- **Provided data**
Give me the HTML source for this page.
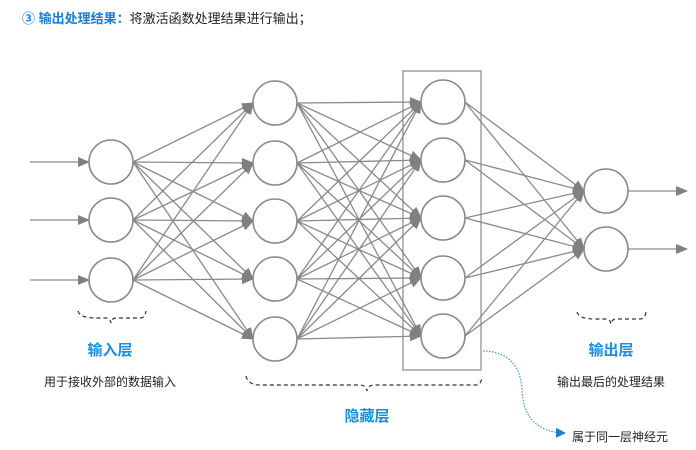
<!DOCTYPE html>
<html><head><meta charset="utf-8"><style>
body{margin:0;background:#fff;width:696px;height:445px;overflow:hidden;font-family:"Liberation Sans","Noto Sans CJK SC",sans-serif}
</style></head><body>
<svg width="696" height="445" xmlns="http://www.w3.org/2000/svg" font-family="Liberation Sans, Noto Sans CJK SC, sans-serif">
<defs>
<marker id="a" markerWidth="12" markerHeight="10" refX="11" refY="5" orient="auto" markerUnits="userSpaceOnUse"><path d="M0,0 L12,5 L0,10 z" fill="#808080"/></marker>
<marker id="b" markerWidth="10" markerHeight="10" refX="9" refY="5" orient="auto" markerUnits="userSpaceOnUse"><path d="M0,0 L10,5 L0,10 z" fill="#1a7fd0"/></marker>
</defs>
<text x="22" y="23" font-size="13"><tspan fill="#1a7fd0" font-weight="bold">③ 输出处理结果：</tspan><tspan fill="#222">将激活函数处理结果进行输出；</tspan></text>
<g id="lines" stroke="#8a8a8a" stroke-width="1.3" fill="none"></g>
<g id="nodes" stroke="#8a8a8a" stroke-width="1.6" fill="#fff"></g>
<rect x="403" y="71" width="78" height="299" fill="none" stroke="#8a8a8a" stroke-width="1.2"/>
<g fill="none" stroke="#333" stroke-width="1.2" stroke-dasharray="4,3">
<path d="M78,311 Q80,318 95,318 L106,318 Q110,318 111,323 Q112,318 116,318 L140,318 Q145,318 146,311"/>
<path d="M246,376 Q248,385 260,385 L360,385 Q366,385 367,391 Q368,385 374,385 L476,385 Q481,385 482,377"/>
<path d="M577,312 Q579,319 594,319 L606,319 Q610,319 611,324 Q612,319 616,319 L640,319 Q645,319 646,312"/>
</g>
<text x="110" y="355" font-size="15" font-weight="bold" fill="#1a8fdc" text-anchor="middle">输入层</text>
<text x="110" y="386" font-size="12" fill="#222" text-anchor="middle">用于接收外部的数据输入</text>
<text x="367" y="421" font-size="15" font-weight="bold" fill="#1a8fdc" text-anchor="middle">隐藏层</text>
<text x="611" y="355" font-size="15" font-weight="bold" fill="#1a8fdc" text-anchor="middle">输出层</text>
<text x="611" y="386" font-size="12" fill="#222" text-anchor="middle">输出最后的处理结果</text>
<path d="M483,351 Q520,352 522,390 Q524,432 565,433" fill="none" stroke="#3a9ae0" stroke-width="1.2" stroke-dasharray="1.5,1.5" marker-end="url(#b)"/>
<text x="572" y="441" font-size="12" fill="#222">属于同一层神经元</text>
</svg>
<script>
var L=document.getElementById('lines'),N=document.getElementById('nodes'),r=22,ns='http://www.w3.org/2000/svg';
var layers=[[111,[162,220,280]],[275,[103,163,221,279,339]],[443,[102,160,218,278,336]],[606,[191,249]]];
function line(x1,y1,x2,y2){var l=document.createElementNS(ns,'line');l.setAttribute('x1',x1);l.setAttribute('y1',y1);l.setAttribute('x2',x2);l.setAttribute('y2',y2);l.setAttribute('marker-end','url(#a)');L.appendChild(l);}
layers[0][1].forEach(function(y){line(30,y,89,y);});
layers[3][1].forEach(function(y){line(628,y,687,y);});
for(var i=0;i<3;i++){var A=layers[i],B=layers[i+1];A[1].forEach(function(y1){B[1].forEach(function(y2){line(A[0]+r,y1,B[0]-r,y2);});});}
layers.forEach(function(A){A[1].forEach(function(y){var c=document.createElementNS(ns,'circle');c.setAttribute('cx',A[0]);c.setAttribute('cy',y);c.setAttribute('r',r);N.appendChild(c);});});
</script>
</body></html>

- **Work instructions**
Each line of the material must be retyped exactly, except that images are omitted.

- **Solution for this exercise**
Give me the HTML source for this page.
<!DOCTYPE html>
<html><head><meta charset="utf-8"><style>
body{margin:0;background:#fff;width:696px;height:445px;overflow:hidden;font-family:"Liberation Sans","Noto Sans CJK SC",sans-serif}
</style></head><body>
<svg width="696" height="445" xmlns="http://www.w3.org/2000/svg" font-family="Liberation Sans, Noto Sans CJK SC, sans-serif">
<defs>
<marker id="a" markerWidth="12" markerHeight="10" refX="11" refY="5" orient="auto" markerUnits="userSpaceOnUse"><path d="M0,0 L12,5 L0,10 z" fill="#808080"/></marker>
<marker id="b" markerWidth="10" markerHeight="10" refX="9" refY="5" orient="auto" markerUnits="userSpaceOnUse"><path d="M0,0 L10,5 L0,10 z" fill="#1a7fd0"/></marker>
</defs>
<text x="22" y="23" font-size="13"><tspan fill="#1a7fd0" font-weight="bold">③ 输出处理结果：</tspan><tspan fill="#222">将激活函数处理结果进行输出；</tspan></text>
<g id="lines" stroke="#8a8a8a" stroke-width="1.3" fill="none"></g>
<g id="nodes" stroke="#8a8a8a" stroke-width="1.6" fill="#fff"></g>
<rect x="403" y="71" width="78" height="299" fill="none" stroke="#8a8a8a" stroke-width="1.2"/>
<g fill="none" stroke="#333" stroke-width="1.2" stroke-dasharray="4,3">
<path d="M78,311 Q80,318 95,318 L106,318 Q110,318 111,323 Q112,318 116,318 L140,318 Q145,318 146,311"/>
<path d="M246,376 Q248,385 260,385 L360,385 Q366,385 367,391 Q368,385 374,385 L476,385 Q481,385 482,377"/>
<path d="M577,312 Q579,319 594,319 L606,319 Q610,319 611,324 Q612,319 616,319 L640,319 Q645,319 646,312"/>
</g>
<text x="110" y="355" font-size="15" font-weight="bold" fill="#1a8fdc" text-anchor="middle">输入层</text>
<text x="110" y="386" font-size="12" fill="#222" text-anchor="middle">用于接收外部的数据输入</text>
<text x="367" y="421" font-size="15" font-weight="bold" fill="#1a8fdc" text-anchor="middle">隐藏层</text>
<text x="611" y="355" font-size="15" font-weight="bold" fill="#1a8fdc" text-anchor="middle">输出层</text>
<text x="611" y="386" font-size="12" fill="#222" text-anchor="middle">输出最后的处理结果</text>
<path d="M483,351 Q520,352 522,390 Q524,432 565,433" fill="none" stroke="#3a9ae0" stroke-width="1.2" stroke-dasharray="1.5,1.5" marker-end="url(#b)"/>
<text x="572" y="441" font-size="12" fill="#222">属于同一层神经元</text>
</svg>
<script>
var L=document.getElementById('lines'),N=document.getElementById('nodes'),r=22,ns='http://www.w3.org/2000/svg';
var layers=[[111,[162,220,280]],[275,[103,163,221,279,339]],[443,[102,160,218,278,336]],[606,[191,249]]];
function line(x1,y1,x2,y2){var l=document.createElementNS(ns,'line');l.setAttribute('x1',x1);l.setAttribute('y1',y1);l.setAttribute('x2',x2);l.setAttribute('y2',y2);l.setAttribute('marker-end','url(#a)');L.appendChild(l);}
layers[0][1].forEach(function(y){line(30,y,89,y);});
layers[3][1].forEach(function(y){line(628,y,687,y);});
for(var i=0;i<3;i++){var A=layers[i],B=layers[i+1];A[1].forEach(function(y1){B[1].forEach(function(y2){line(A[0]+r,y1,B[0]-r,y2);});});}
layers.forEach(function(A){A[1].forEach(function(y){var c=document.createElementNS(ns,'circle');c.setAttribute('cx',A[0]);c.setAttribute('cy',y);c.setAttribute('r',r);N.appendChild(c);});});
</script>
</body></html>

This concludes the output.